The Bill of “Rights” succinctly states what makes a data governance program active: getting people to become busy or lively when it comes engaging in data governance. I will address considerations for activating people toward the end of this blog.
Organizations typically follow the approach that imitates their existing organizational culture. The problem with matching the approach to the culture lies in accurately assessing the present culture and then distinguishing the path that will be met with the least resistance and has the greatest potential for success. It may surprise you to learn that there is not a single “right” approach that can be adopted by every organization. That is why it is important to become educated in the similarities and differences in the approaches.
The similarity is singular as all three approaches have the same goal in mind. The goal of data governance is to execute and enforce authority over the management of data. The approach you take matters less than the goal. The goal should always be to formalize accountability for data such that people become active in assuring that the definition, production, and use of data follows the rules and provides a path toward appropriate decision-making that directly benefits the organization.
The command-and-control approach is the most invasive. In this approach, roles are assigned as being new and all processes are described as being new processes. Command-and-control sets a demanding tone that people will follow the rules, people will be given new titles, and that people’s progress will be slowed by data governance, and tools are purchased early as a large factor in the solution.
The traditional approach is less invasive as the path to governance is clearly defined, and it is expected that people will stay on course.

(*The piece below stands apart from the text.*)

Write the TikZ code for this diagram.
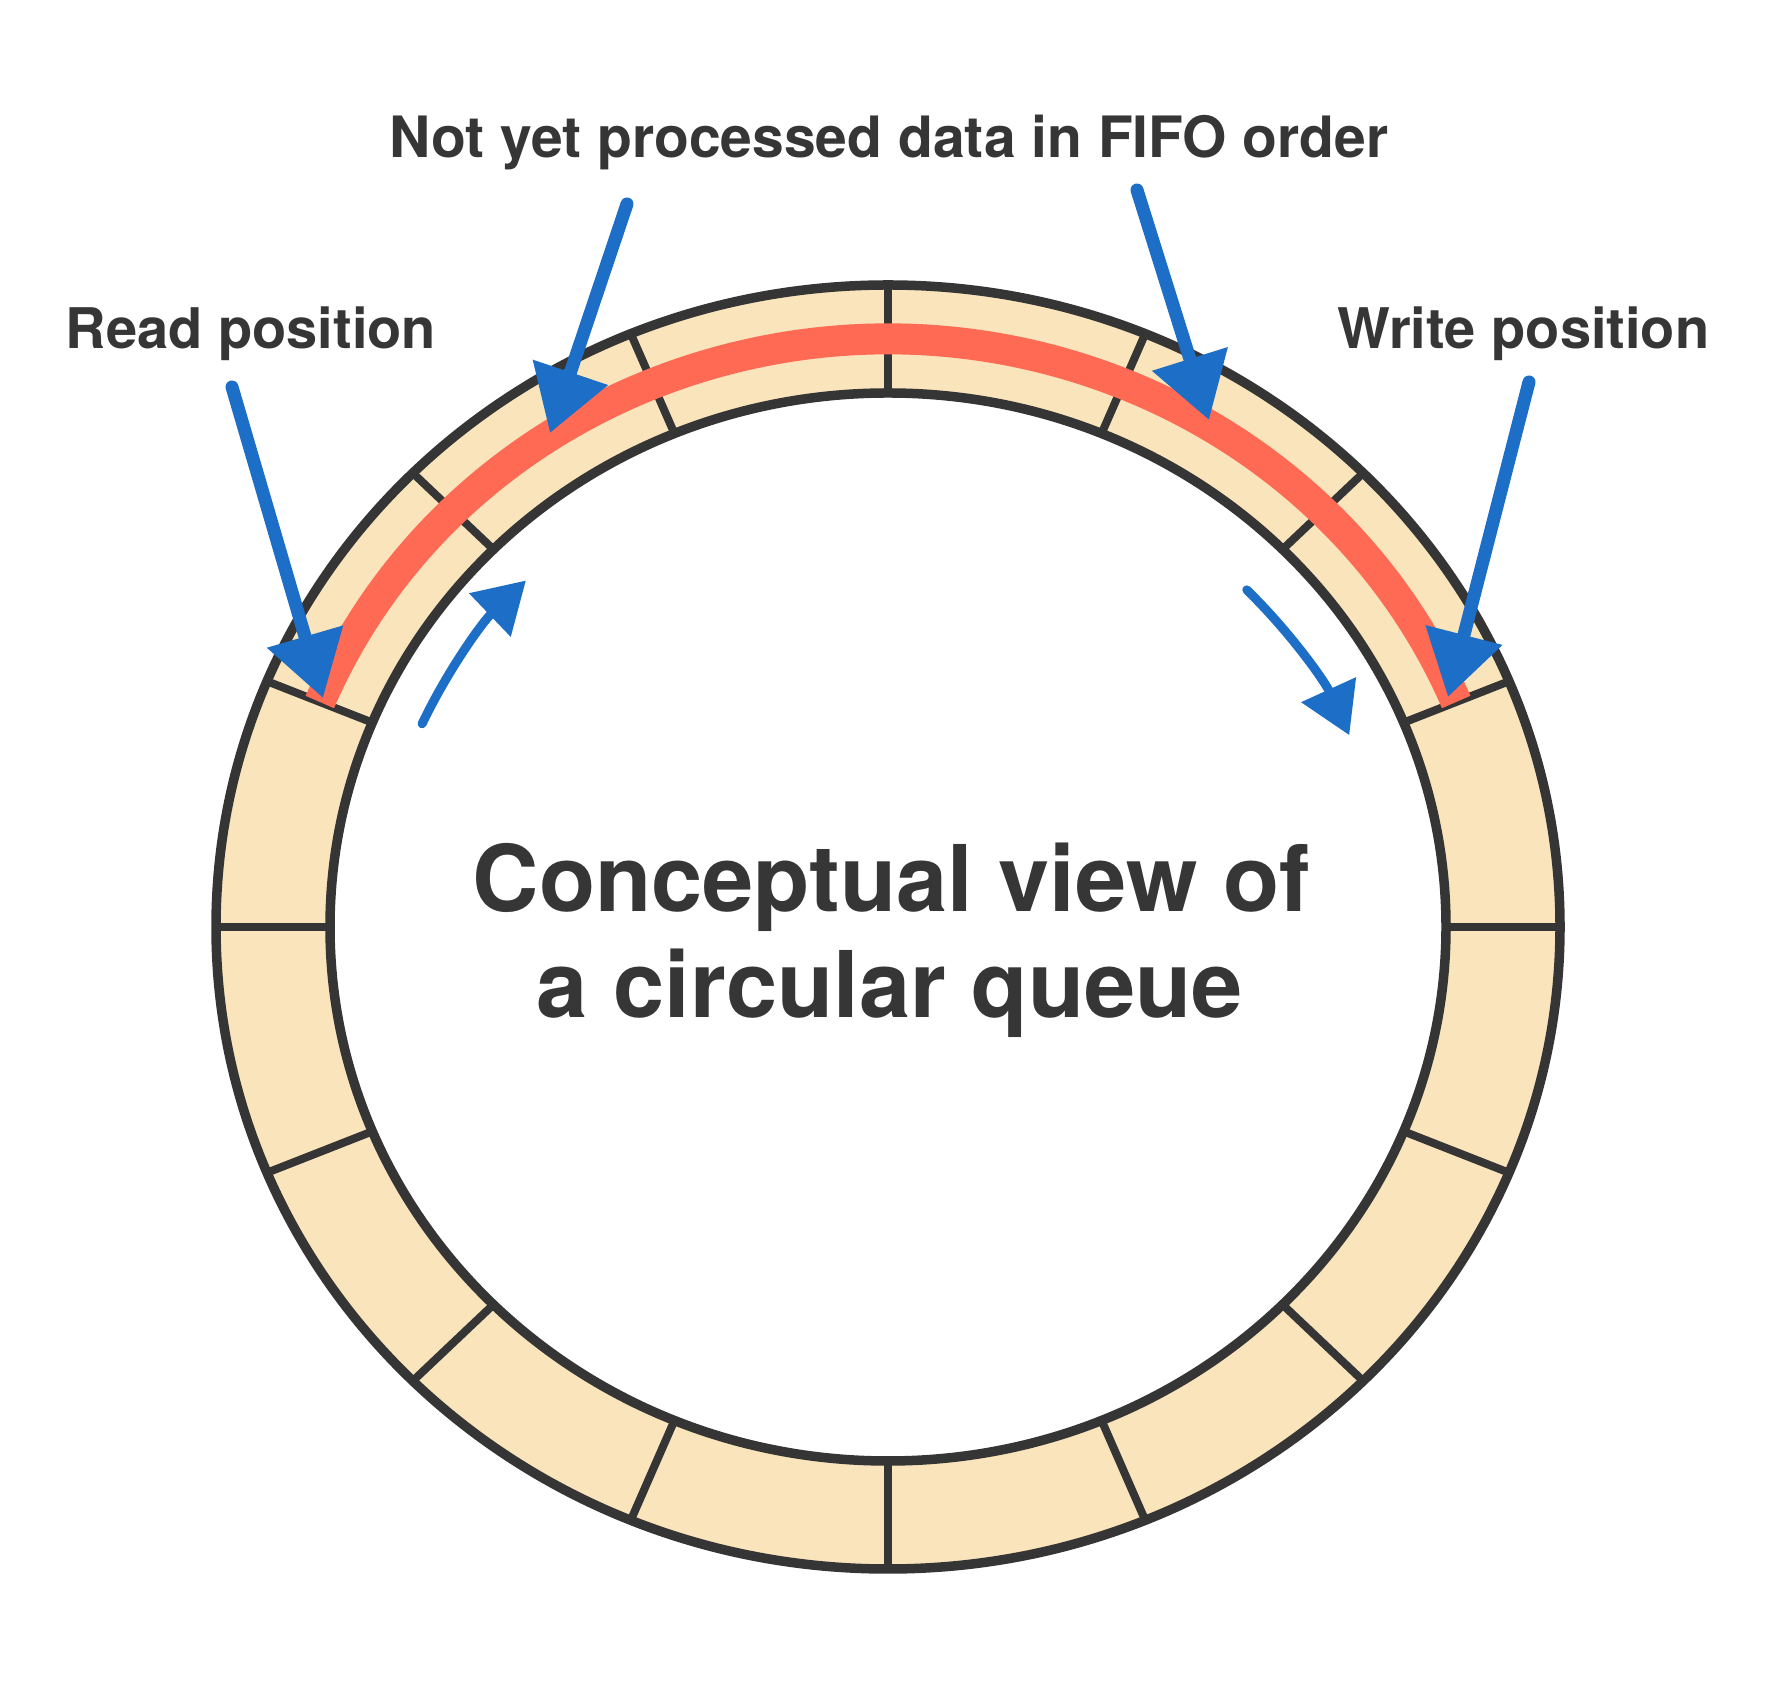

In this approach, people are identified into roles, there is a single governing process, people are told that they should follow the rules, return is demonstrated through improvements in data quality, and existing tools are leveraged first as the means to flush out true requirements for technology that will enable the program in the future. This approach can be slow and passive in achieving results if people don’t buy in and the governing process is tedious.
The non-invasive approach is the least invasive to the work culture and the present levels of activity associated with governing data. In this approach, people are assigned formal roles based on their present relationship to the data, governance is applied to existing and new processes, the discipline is communicated as something that is already taking place, metrics are effectively mapped to business outcomes through key performance indicators (KPIs, success is associated with operational efficiency and effectiveness, and tools are utilized to enable the success of the program.
It is common that organizations render governance solutions that are a hybrid of the three models described above. Often components of the program are already in place: management states that a governance solution must be put in place, people have been assigned to new roles, tools have been acquired, and/or the assessment has been completed and the plan has been specified. In these scenarios, it is up to the people administering the program to gain the confidence of the organization, which in turn results in people becoming actively accountable for defining, producing, and using data. This becomes the best method for moving from a passive to active data governance program.
Alation describes active data governance as a people-first, business-led, and value-driven method for governing data. Active data governance focuses on the needs of the business, delivering trusted data, and driving adoption by embedding governance in people’s day-to-day business workflows and activities.
An active program requires accessible data documentation that enables people and teams to efficiently and effectively locate the data they require, confidently understand the data that is part of their daily routine, and coordinate and collaborate actions across the organization that result in data-driven decision making. People, as the stewards of the data, lie at the heart and soul of successful data governance. The data will not govern itself and requires that people of the organization become actively engaged in improving the definition, production, and usage of data.
Here are examples of what is meant by “activating people”:
Activating people requires understanding their existing relationship with data and formalizing this relationship around roles and responsibilities.
Activating people requires connecting policies to meaningful actions in their day-to-day responsibility like data consumption and analysis in contrast to disconnected governing policies and processes.
Activating people requires that staff recognize themselves as stewards of the data and become formally responsible for managing data assets for the organization.
Activating people requires that they be given the tools and know-how to benefit from the data and address opportunities to leverage and improve the value that is achieved through the data.
Active data governance programs demonstrate value by getting people to accept accountability for the data as part of their job and drive opportunity to improve organizational and personal effectiveness.
Selecting the right approach to data governance must focus on what gives your organization the best chance to be accepted and operationalized, activate your data stewards and demonstrate business value. In the next blog of the series, I will address how everybody in the organization can be a data steward if they are held formally accountable for their relationship to the data. Your best chance to implement a successful data governance program that covers the entire organization includes enabling everybody as a data steward and activating them with the appropriate information to help them with their job function.